Code that draws figures:
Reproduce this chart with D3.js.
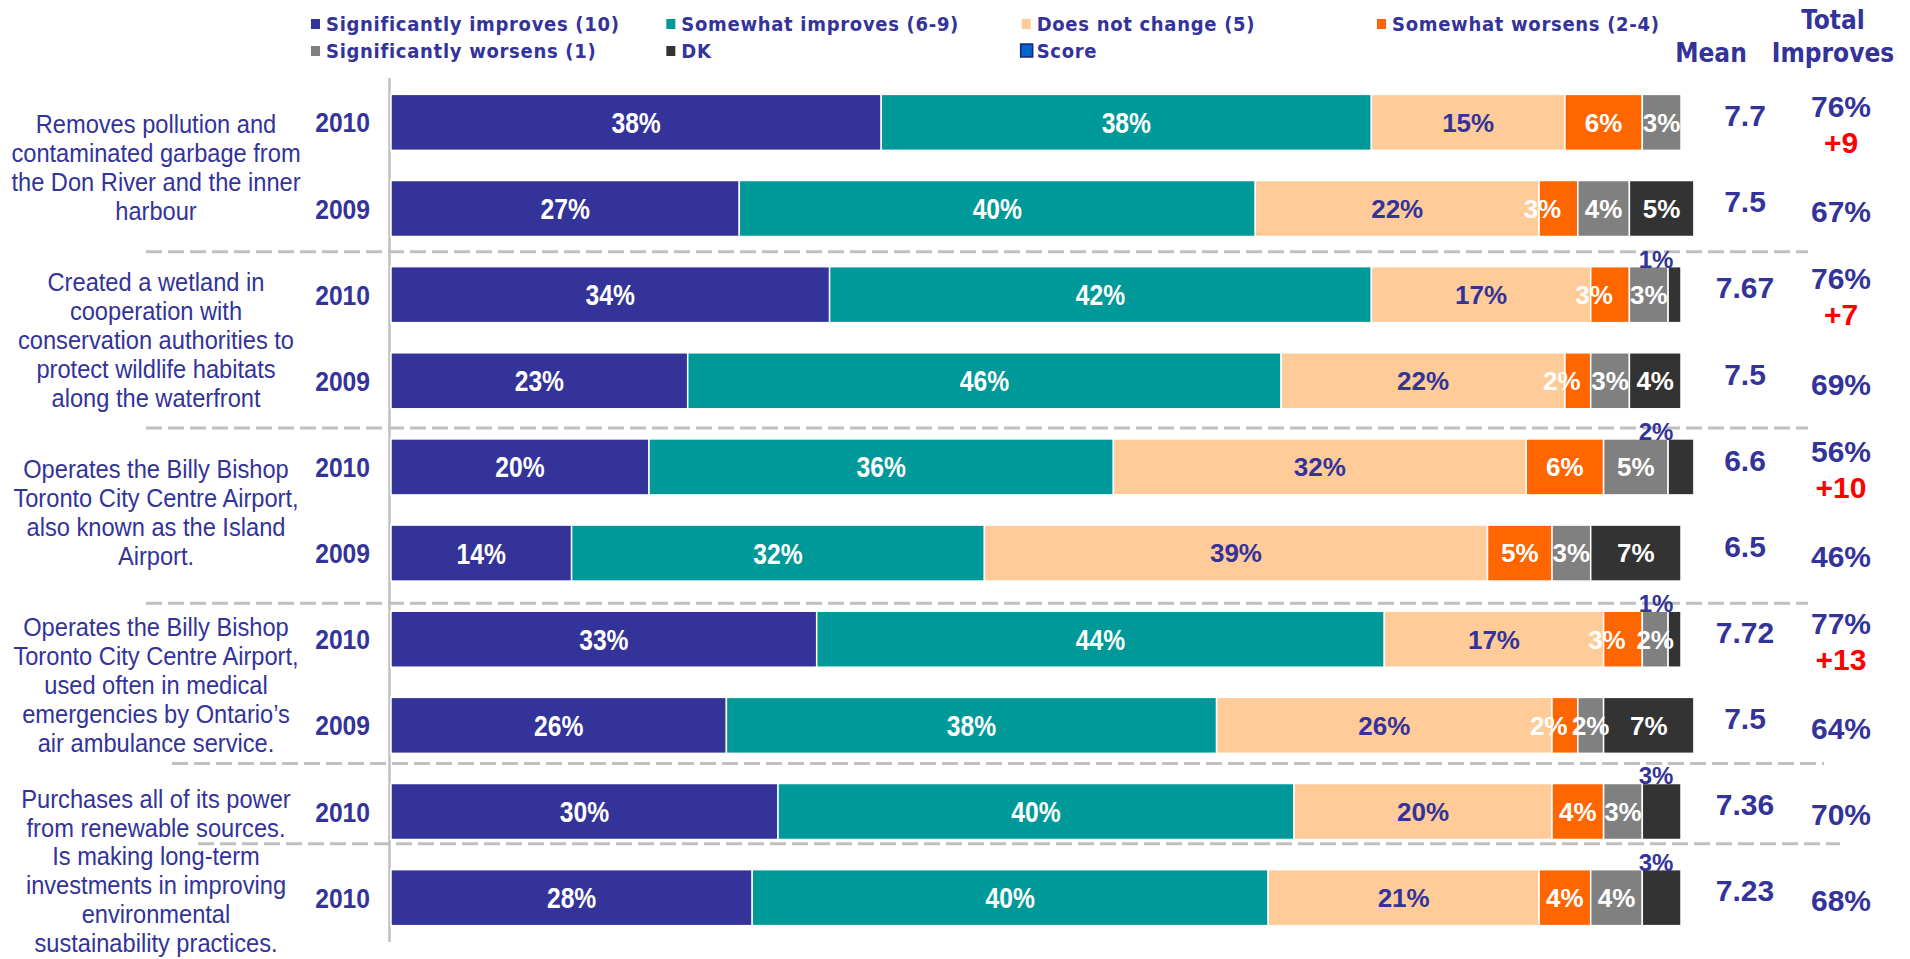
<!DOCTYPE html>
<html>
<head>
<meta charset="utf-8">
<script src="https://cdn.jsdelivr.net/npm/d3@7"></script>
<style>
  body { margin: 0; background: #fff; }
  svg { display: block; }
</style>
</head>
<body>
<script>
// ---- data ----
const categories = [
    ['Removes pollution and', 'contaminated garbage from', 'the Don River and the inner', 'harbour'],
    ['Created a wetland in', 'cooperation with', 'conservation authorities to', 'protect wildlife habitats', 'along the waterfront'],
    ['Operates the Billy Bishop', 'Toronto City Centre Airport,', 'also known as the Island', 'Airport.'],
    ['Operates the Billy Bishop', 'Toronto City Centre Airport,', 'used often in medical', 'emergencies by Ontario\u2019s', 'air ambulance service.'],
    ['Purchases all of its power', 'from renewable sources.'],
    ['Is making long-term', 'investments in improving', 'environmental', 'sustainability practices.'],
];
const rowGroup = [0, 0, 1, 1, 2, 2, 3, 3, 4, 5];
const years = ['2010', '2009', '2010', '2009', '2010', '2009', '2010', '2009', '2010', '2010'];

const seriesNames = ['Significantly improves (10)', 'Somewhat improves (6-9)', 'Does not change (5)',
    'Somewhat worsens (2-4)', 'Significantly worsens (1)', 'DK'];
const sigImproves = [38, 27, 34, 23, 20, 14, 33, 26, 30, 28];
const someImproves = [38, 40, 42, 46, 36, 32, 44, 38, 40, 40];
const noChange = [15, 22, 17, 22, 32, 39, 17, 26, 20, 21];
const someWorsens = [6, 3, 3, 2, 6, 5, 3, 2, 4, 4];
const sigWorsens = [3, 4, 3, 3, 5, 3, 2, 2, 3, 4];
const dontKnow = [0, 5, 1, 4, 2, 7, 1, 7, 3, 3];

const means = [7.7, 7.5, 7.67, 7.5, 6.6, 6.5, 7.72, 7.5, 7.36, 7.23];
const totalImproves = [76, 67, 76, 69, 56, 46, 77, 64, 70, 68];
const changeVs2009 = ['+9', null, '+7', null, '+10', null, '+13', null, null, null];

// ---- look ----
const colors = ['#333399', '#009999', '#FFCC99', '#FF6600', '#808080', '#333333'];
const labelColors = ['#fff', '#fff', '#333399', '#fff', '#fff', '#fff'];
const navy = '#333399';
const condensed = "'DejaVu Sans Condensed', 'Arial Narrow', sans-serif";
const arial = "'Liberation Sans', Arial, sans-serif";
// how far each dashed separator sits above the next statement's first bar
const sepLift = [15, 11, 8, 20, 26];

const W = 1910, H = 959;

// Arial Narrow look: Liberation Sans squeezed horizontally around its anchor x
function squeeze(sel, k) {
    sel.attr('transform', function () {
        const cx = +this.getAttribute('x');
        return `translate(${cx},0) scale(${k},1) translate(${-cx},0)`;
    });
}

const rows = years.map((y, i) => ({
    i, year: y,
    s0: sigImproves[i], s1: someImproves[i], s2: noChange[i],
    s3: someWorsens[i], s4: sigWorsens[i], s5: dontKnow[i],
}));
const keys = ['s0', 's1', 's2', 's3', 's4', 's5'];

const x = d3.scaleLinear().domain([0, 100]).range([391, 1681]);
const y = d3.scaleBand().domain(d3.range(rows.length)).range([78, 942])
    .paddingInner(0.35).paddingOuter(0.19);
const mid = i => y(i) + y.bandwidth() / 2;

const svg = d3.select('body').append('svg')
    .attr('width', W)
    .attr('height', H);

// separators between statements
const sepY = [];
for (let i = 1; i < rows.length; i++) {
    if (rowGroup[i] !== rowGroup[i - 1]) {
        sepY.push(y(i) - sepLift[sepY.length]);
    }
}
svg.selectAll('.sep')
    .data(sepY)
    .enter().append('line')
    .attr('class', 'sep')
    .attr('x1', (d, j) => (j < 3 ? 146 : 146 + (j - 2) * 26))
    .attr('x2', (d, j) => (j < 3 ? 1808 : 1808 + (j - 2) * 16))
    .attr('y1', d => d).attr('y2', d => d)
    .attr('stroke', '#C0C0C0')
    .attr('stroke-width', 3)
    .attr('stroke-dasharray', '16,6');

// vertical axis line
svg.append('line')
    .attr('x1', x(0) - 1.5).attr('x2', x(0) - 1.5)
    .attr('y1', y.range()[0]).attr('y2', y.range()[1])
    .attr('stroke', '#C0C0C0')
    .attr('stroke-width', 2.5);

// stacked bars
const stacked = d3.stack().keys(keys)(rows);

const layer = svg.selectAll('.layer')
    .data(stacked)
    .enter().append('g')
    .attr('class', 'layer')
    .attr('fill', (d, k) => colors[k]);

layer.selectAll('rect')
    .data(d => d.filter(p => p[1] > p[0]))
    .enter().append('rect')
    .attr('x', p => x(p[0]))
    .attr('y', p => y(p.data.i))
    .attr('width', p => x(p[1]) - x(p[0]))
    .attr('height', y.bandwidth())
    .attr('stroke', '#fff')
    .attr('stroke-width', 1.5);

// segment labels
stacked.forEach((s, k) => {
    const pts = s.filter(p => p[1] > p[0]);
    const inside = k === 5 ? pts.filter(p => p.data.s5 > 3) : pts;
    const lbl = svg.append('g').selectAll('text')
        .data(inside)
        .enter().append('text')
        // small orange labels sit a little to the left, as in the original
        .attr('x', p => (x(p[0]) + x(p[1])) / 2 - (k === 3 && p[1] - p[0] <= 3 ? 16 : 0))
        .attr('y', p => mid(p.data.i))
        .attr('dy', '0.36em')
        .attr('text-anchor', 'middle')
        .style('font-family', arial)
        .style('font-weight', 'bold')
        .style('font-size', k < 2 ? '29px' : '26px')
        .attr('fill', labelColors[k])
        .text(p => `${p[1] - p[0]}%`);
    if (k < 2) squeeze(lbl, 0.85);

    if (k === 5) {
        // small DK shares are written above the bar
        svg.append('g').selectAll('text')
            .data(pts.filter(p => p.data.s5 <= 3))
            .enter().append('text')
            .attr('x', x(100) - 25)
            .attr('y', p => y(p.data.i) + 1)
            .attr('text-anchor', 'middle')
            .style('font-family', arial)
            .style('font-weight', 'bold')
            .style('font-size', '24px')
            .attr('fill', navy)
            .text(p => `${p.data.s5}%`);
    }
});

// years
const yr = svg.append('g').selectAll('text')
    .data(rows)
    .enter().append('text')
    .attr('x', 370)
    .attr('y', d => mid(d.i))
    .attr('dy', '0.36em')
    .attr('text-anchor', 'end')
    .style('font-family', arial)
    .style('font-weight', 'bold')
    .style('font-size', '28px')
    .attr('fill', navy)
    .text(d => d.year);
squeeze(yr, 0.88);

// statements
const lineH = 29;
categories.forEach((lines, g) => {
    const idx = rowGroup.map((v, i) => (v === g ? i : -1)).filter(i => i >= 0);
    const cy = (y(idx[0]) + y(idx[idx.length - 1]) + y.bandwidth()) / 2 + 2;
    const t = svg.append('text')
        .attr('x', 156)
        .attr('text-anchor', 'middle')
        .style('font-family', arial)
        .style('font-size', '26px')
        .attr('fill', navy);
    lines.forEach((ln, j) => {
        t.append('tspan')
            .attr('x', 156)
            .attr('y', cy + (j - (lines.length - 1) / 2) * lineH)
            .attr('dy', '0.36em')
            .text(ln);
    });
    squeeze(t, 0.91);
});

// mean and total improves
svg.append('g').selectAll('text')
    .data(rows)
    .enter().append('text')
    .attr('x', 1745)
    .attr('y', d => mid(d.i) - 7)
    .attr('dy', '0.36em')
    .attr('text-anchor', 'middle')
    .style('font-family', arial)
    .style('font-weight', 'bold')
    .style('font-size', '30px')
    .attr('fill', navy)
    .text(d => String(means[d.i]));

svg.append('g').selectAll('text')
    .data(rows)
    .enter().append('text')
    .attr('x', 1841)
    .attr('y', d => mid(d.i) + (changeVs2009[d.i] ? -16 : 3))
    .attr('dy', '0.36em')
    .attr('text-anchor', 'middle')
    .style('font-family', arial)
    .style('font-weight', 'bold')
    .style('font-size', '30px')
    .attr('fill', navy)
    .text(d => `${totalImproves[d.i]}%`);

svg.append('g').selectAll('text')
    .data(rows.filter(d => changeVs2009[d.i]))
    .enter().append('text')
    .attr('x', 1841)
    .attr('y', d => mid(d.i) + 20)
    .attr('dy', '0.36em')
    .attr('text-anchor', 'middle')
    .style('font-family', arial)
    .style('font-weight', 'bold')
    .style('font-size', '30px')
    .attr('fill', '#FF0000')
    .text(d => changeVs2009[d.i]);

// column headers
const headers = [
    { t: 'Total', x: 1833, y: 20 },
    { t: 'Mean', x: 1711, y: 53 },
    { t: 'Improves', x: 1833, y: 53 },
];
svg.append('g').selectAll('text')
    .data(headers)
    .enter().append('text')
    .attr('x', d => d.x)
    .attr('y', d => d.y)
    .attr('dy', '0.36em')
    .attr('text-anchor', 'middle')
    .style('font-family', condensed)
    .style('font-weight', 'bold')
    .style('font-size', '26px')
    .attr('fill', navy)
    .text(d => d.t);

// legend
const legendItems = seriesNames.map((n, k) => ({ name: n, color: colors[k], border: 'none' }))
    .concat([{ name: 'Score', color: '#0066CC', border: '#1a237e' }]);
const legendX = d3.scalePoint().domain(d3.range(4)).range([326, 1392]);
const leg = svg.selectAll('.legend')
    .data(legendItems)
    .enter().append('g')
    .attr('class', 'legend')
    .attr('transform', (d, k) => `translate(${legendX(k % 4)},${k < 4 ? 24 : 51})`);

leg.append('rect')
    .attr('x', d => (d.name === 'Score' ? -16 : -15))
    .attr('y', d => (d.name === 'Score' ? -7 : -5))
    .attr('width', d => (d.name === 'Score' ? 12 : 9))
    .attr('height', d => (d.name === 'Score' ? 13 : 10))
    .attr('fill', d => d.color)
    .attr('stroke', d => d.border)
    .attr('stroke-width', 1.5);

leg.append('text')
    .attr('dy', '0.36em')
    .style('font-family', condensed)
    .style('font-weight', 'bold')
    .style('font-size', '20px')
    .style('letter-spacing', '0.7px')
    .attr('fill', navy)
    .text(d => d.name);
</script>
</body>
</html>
--
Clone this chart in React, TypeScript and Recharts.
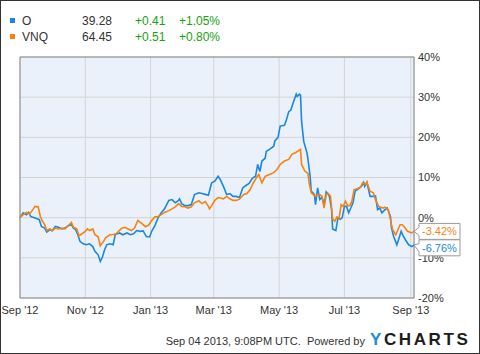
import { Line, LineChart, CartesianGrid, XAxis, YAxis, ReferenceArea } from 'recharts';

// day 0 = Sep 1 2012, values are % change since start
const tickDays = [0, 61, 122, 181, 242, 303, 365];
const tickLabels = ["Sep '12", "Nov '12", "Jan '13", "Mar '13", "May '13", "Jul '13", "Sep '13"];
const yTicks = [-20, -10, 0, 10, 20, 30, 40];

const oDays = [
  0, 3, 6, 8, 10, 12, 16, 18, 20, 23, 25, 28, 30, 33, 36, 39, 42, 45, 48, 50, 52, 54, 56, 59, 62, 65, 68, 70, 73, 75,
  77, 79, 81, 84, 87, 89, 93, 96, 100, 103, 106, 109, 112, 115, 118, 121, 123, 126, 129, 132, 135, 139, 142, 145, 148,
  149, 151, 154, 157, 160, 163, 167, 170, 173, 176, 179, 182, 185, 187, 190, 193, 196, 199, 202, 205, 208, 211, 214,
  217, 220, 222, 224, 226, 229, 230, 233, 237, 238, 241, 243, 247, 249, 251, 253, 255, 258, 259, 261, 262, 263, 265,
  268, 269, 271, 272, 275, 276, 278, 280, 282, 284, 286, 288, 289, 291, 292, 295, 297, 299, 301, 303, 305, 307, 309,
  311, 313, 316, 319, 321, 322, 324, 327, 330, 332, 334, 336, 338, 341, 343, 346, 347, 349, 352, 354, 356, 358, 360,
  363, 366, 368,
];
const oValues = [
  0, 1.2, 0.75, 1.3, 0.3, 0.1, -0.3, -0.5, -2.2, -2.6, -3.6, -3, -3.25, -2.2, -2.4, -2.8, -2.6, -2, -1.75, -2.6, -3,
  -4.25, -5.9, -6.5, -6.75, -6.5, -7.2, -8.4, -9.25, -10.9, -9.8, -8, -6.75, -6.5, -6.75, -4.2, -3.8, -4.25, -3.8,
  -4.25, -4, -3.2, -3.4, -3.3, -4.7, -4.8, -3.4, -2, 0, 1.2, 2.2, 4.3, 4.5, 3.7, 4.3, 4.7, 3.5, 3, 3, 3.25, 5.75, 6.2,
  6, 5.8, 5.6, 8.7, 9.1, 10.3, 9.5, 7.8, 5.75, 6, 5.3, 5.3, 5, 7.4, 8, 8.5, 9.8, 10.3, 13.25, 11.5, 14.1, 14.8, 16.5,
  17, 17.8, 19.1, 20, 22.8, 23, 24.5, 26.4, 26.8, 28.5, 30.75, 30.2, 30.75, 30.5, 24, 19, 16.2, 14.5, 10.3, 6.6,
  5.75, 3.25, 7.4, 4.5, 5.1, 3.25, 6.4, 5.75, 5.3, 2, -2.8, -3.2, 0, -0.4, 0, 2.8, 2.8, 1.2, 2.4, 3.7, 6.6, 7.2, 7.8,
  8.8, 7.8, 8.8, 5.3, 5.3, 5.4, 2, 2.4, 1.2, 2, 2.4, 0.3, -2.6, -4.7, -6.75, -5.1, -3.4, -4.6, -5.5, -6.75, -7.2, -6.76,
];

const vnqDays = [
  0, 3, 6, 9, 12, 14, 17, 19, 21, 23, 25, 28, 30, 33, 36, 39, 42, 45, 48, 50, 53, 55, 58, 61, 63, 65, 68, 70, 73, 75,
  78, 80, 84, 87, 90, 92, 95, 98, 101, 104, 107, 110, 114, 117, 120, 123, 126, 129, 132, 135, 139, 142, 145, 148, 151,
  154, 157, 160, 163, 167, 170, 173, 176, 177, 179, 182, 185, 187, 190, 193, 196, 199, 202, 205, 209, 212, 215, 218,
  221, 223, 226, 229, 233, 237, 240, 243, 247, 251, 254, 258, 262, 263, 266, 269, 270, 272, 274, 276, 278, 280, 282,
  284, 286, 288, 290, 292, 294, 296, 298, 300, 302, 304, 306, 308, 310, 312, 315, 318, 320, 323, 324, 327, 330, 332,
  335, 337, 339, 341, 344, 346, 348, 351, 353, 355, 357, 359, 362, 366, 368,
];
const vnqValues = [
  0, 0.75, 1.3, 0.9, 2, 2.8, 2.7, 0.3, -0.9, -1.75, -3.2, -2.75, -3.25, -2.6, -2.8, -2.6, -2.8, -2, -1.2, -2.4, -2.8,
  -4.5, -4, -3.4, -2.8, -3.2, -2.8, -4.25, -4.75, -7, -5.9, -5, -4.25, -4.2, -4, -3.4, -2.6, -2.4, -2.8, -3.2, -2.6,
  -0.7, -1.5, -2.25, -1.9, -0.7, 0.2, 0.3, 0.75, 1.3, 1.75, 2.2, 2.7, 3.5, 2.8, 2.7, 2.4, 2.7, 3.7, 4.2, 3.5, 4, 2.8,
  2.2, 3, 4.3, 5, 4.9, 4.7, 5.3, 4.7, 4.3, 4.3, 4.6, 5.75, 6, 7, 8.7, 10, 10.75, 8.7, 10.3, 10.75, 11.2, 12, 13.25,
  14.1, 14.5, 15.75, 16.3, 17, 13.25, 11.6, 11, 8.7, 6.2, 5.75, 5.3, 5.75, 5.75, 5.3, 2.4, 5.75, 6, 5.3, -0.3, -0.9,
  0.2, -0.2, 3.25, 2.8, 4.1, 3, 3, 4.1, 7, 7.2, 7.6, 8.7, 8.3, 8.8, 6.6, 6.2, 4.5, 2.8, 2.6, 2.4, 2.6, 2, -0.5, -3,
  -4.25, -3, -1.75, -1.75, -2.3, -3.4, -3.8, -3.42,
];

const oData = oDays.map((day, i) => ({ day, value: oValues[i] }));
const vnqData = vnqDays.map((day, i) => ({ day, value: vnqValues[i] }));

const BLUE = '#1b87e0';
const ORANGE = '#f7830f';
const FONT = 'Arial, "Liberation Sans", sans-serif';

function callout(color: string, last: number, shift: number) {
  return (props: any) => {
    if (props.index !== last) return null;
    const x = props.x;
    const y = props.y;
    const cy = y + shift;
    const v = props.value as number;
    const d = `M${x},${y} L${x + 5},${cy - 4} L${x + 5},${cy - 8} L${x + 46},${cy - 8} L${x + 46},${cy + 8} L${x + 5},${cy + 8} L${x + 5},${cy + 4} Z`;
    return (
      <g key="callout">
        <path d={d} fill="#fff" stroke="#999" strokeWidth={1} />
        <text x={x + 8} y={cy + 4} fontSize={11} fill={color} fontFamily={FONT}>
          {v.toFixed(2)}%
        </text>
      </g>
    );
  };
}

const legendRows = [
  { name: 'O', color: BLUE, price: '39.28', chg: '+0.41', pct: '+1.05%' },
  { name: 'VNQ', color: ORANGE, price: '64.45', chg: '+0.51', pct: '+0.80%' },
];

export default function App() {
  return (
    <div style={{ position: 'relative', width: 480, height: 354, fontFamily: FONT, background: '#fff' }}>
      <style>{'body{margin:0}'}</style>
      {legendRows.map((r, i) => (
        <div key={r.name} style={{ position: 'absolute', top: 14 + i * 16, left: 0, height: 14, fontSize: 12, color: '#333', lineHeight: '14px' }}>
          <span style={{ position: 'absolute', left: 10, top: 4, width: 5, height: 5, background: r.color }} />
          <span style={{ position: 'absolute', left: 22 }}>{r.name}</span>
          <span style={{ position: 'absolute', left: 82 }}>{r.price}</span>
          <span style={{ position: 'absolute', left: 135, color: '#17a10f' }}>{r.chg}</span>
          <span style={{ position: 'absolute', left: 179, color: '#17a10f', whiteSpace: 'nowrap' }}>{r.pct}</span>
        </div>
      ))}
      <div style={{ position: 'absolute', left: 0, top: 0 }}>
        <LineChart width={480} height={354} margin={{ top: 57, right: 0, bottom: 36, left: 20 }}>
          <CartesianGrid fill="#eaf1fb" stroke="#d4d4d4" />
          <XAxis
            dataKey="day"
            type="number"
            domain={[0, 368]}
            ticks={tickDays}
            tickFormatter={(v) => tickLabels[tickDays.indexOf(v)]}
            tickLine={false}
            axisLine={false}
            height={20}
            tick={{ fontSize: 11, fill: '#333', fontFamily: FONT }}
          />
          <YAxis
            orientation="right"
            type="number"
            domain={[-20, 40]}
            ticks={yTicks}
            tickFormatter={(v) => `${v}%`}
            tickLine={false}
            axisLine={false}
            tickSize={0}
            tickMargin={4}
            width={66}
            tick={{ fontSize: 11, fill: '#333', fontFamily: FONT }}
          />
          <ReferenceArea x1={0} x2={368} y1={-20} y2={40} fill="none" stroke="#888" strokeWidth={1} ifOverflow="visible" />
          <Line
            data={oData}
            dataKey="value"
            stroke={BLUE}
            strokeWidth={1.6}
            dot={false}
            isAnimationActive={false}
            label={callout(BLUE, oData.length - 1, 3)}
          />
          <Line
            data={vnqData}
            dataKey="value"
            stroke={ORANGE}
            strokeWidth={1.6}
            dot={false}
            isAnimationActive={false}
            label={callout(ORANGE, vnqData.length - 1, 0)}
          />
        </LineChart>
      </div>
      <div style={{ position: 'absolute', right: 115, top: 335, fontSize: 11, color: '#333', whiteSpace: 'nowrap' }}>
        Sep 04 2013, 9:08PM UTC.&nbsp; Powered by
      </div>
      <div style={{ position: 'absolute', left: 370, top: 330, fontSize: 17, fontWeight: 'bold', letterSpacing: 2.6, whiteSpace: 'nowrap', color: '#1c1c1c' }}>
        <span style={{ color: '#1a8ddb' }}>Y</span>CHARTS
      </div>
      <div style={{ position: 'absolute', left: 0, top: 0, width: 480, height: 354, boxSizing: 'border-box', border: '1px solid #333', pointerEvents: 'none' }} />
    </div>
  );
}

# [Task instructions]
Starting at the line containing "Clone this chart" and ending at the line containing "XAxis, YAxis, ReferenceArea", copy those lines exactly, both included, and nothing more. Leave out any picture.

# [Correct output]
Clone this chart in React, TypeScript and Recharts.
import { Line, LineChart, CartesianGrid, XAxis, YAxis, ReferenceArea } from 'recharts';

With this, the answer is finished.